7 июля 2023 г., 13:09

38K

Все чудовища в «Джейн Эйр»

33 понравилось 1 комментарий 7 добавить в избранное

Путеводитель по готической литературе, женщинах-писателях 19 века и классической книге Сандры Гилберт и Сьюзан Губар «Сумасшедшая на чердаке»

Недавно я перечитала «Джейн Эйр». Это мрачная, завораживающая книга, и в этот раз я искала в ней чудовищ.

В изобилии жутких вещей (среди них омерзительные мотивы и метафоры, жалкие заблуждения и жуткие ласковые имена) я нашла четверых — четыре конкретных случая использования слова «чудовище». Будучи знаковым готическим текстом, который одновременно поддерживает и переворачивает стилистические основы жанра, роман Шарлотты Бронте  «Джейн Эйр» 1847 года очевидно ассоциируется с чудищами и призраками.
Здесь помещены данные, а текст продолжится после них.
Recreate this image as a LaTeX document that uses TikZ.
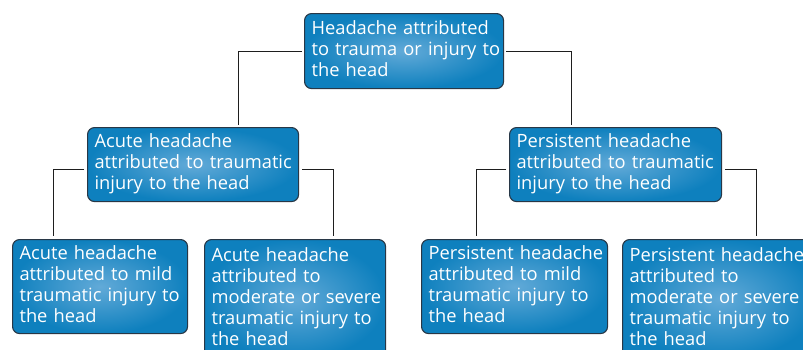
\documentclass[tikz,border=0pt]{standalone}
\usepackage{fontspec}
\setmainfont{Open Sans}
\definecolor{boxout}{RGB}{14,128,190}
\definecolor{boxin}{RGB}{98,170,216}
\definecolor{boxline}{RGB}{40,55,70}
\definecolor{connline}{RGB}{30,30,30}
\newcommand{\boxlines}[1]{\begin{tabular}{@{}l@{}}#1\end{tabular}}
\tikzset{
  box/.style={draw=boxline, line width=1.1pt, rounded corners=7pt,
    inner color=boxin, outer color=boxout, anchor=north west,
    text=white, align=left, inner xsep=7pt, inner ysep=0pt,
    font=\fontsize{18.3}{21}\selectfont},
  conn/.style={draw=connline, line width=1pt}
}
\begin{document}
\begin{tikzpicture}[x=1pt, y=-1pt]
\useasboundingbox (0,0) rectangle (803,349);
\clip (0,0) rectangle (803,349);
\node[box, minimum width=199pt, text width=185pt, minimum height=75pt] (top) at (304,13)
  {\boxlines{Headache attributed\\to trauma or injury to\\the head}};
\node[box, minimum width=211pt, text width=197pt, minimum height=74pt] (acute) at (87,127)
  {\boxlines{Acute headache\\attributed to traumatic\\injury to the head}};
\node[box, minimum width=212pt, text width=198pt, minimum height=74pt] (pers) at (509,127)
  {\boxlines{Persistent headache\\attributed to traumatic\\injury to the head}};
\node[box, minimum width=175pt, text width=161pt, minimum height=94pt] (bl) at (12,239)
  {\boxlines{Acute headache\\attributed to mild\\traumatic injury to\\the head}};
\node[box, minimum width=181pt, text width=167pt, minimum height=120pt] (br) at (204,239)
  {\boxlines{Acute headache\\attributed to\\moderate or severe\\traumatic injury to\\the head}};
\node[box, minimum width=186pt, text width=172pt, minimum height=94pt] (pl) at (421,239)
  {\boxlines{Persistent headache\\attributed to mild\\traumatic injury to\\the head}};
\node[box, minimum width=195pt, text width=181pt, minimum height=120pt] (pr) at (622,239)
  {\boxlines{Persistent headache\\attributed to\\moderate or severe\\traumatic injury to\\the head}};
\draw[conn] ([xshift=-2pt]top.west) -| ([xshift=45.5pt,yshift=2pt]acute.north);
\draw[conn] ([xshift=2pt]top.east) -| ([xshift=-44pt,yshift=2pt]pers.north);
\draw[conn] ([xshift=-3pt,yshift=-5pt]acute.west) -| ([xshift=-46.5pt,yshift=3pt]bl.north);
\draw[conn] ([xshift=3pt,yshift=-5pt]acute.east) -| ([xshift=38.5pt,yshift=3pt]br.north);
\draw[conn] ([xshift=-3pt,yshift=-5pt]pers.west) -| ([xshift=-38pt,yshift=3pt]pl.north);
\draw[conn] ([xshift=3pt,yshift=-5pt]pers.east) -| ([xshift=36.5pt,yshift=3pt]pr.north);
\end{tikzpicture}
\end{document}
Многие примеры этого приведены в главе «Диалог личности и души: прогресс простой Джейн» из, возможно, наиболее влиятельного труда о феминизме в викторианскую эпоху, написанного в 20 веке, —  «Сумасшедшая на чердаке: женщина-писатель и литературное воображение в 19 веке» Сандры Гилберт и Сьюзан Губар.

В своей книге Гилберт и Губар доказывают, что писательницы 19 века не были удовлетворены условиями, в рамках которых должны были работать, поставленными не только обществом, но и мужским литературным миром, в котором правили их предшественники. Они пишут, что «литература, созданная женщинами, которые сталкивались с подобным вызывающим беспокойство выбором, явно содержит не только настойчивый интерес к ограниченности вариантов, но и настойчивое изображение заточения, иллюстрирующее отвращение, испытываемое женщинами-авторами как к удушающим альтернативам, так и к обществу, которое их создало».
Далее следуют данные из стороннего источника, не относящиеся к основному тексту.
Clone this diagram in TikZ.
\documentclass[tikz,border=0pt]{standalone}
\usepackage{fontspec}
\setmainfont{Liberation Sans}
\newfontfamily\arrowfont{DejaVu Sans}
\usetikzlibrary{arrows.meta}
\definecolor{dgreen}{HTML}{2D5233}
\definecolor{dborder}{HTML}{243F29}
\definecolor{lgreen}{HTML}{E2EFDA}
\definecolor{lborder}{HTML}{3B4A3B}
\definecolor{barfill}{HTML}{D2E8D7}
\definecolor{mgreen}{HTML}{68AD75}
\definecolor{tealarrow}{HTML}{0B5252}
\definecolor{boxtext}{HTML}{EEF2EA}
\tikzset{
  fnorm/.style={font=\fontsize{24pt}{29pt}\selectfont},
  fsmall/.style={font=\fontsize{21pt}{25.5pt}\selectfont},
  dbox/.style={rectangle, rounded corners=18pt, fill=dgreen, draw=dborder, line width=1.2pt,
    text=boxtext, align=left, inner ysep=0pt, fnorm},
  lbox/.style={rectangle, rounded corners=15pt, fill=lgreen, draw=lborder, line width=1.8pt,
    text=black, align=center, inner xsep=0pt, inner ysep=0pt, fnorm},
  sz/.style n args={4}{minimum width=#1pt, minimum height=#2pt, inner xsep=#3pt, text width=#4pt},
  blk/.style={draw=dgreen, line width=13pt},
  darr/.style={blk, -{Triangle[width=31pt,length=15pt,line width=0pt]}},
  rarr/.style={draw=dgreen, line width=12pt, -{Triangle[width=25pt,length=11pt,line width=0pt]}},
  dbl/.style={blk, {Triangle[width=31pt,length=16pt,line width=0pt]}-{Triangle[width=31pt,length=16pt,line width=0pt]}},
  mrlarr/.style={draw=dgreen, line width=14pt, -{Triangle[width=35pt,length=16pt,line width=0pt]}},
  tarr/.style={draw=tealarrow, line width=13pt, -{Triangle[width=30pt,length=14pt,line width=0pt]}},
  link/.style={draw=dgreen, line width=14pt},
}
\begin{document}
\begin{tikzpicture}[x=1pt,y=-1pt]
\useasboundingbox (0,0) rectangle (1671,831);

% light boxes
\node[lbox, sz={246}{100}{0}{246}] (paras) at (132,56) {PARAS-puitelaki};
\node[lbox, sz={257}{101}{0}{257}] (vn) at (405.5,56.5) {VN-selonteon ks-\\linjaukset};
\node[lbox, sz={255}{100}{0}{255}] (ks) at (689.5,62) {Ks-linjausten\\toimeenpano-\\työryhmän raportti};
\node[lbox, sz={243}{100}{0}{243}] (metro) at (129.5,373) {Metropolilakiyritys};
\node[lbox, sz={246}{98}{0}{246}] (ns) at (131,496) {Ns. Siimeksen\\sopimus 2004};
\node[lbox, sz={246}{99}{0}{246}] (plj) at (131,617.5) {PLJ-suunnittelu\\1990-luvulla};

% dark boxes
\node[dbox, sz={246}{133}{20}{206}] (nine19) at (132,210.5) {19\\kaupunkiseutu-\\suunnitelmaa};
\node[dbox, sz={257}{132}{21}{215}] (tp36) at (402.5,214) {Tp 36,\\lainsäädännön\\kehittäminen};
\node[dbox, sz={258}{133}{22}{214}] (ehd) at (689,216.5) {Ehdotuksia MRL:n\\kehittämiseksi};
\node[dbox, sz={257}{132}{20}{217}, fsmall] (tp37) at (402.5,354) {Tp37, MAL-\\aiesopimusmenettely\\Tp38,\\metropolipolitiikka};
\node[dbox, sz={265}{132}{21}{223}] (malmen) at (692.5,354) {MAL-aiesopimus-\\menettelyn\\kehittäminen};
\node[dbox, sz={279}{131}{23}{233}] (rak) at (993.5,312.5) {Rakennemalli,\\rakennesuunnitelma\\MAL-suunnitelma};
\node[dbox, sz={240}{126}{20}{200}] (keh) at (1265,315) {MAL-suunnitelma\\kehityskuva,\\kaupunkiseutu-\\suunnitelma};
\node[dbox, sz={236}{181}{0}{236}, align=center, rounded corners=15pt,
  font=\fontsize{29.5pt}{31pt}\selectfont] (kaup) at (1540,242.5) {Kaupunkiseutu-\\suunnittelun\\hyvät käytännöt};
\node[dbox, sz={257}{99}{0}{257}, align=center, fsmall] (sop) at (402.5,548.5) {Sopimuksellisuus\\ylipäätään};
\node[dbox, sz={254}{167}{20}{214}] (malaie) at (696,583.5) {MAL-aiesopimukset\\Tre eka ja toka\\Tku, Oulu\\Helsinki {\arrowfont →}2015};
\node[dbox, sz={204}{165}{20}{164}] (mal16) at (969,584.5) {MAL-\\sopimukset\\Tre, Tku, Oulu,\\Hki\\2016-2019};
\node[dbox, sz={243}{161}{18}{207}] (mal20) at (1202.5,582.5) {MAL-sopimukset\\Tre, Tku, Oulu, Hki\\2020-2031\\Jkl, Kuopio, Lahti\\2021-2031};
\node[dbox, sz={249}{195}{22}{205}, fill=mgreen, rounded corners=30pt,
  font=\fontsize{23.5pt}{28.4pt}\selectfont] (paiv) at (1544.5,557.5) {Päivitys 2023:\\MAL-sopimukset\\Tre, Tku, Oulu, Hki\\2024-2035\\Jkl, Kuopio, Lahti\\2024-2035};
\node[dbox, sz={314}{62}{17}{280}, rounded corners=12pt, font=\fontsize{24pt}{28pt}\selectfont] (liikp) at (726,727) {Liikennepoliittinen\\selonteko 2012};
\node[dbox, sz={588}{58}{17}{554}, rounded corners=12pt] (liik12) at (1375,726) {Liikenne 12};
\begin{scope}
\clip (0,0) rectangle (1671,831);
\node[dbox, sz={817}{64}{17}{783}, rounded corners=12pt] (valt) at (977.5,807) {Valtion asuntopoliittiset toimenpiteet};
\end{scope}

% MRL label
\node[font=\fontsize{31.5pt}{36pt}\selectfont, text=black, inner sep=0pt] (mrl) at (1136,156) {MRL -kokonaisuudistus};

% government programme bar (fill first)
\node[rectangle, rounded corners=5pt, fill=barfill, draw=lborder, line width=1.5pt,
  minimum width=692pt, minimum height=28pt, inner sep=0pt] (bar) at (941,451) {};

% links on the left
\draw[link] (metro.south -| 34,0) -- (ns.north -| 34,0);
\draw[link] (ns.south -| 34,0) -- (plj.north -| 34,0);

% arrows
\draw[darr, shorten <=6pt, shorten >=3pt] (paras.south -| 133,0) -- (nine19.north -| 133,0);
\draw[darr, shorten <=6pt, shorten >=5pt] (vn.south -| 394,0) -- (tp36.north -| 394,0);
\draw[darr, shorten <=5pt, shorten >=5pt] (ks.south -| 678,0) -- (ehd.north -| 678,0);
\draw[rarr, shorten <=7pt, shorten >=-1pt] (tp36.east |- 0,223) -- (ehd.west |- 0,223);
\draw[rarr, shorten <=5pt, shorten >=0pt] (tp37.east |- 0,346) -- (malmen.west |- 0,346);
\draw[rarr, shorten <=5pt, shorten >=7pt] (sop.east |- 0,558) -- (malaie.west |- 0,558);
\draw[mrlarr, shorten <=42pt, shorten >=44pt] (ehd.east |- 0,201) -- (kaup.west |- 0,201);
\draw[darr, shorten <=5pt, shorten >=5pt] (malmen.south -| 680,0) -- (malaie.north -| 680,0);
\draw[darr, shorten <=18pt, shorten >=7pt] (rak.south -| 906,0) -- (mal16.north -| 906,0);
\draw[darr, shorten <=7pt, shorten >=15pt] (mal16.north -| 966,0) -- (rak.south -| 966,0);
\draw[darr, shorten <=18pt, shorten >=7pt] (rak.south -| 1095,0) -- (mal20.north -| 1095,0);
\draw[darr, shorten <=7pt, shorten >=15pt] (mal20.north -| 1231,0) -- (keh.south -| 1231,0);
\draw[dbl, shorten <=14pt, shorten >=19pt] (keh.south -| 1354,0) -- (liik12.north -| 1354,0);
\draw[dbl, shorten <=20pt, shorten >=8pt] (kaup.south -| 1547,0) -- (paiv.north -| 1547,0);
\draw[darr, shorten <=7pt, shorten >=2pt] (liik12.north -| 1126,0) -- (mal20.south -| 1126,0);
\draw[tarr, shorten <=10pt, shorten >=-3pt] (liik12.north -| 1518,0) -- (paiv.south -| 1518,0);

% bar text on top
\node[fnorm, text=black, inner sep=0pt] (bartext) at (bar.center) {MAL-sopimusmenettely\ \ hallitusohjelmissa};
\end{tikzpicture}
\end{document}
Как объясняла Ле Энн Шрайбер в 1979 году в своей рецензии на книгу в New York Times, эти писательницы жили в «ловушке», которая «требовала сложных, диверсионных стратегий побега». Гилберт и Губар «утверждают, что женское воображение отличается набором скрытных, иногда подсознательно применяемых методов атаки или вторжения в мужскую власть... Женщины-писатели искусны в создании двойных смыслов — и невменяемых двойников, которые выражают замаскированные вину и ярость автора. Они называют этих двойников «сумасшедшая на чердаке». Этот архетип назван в честь Берты, сумасшедшей жены мистера Рочестера, которую он держал запертой в башне Торнфилд-холла, и которая позднее сжигает все здание.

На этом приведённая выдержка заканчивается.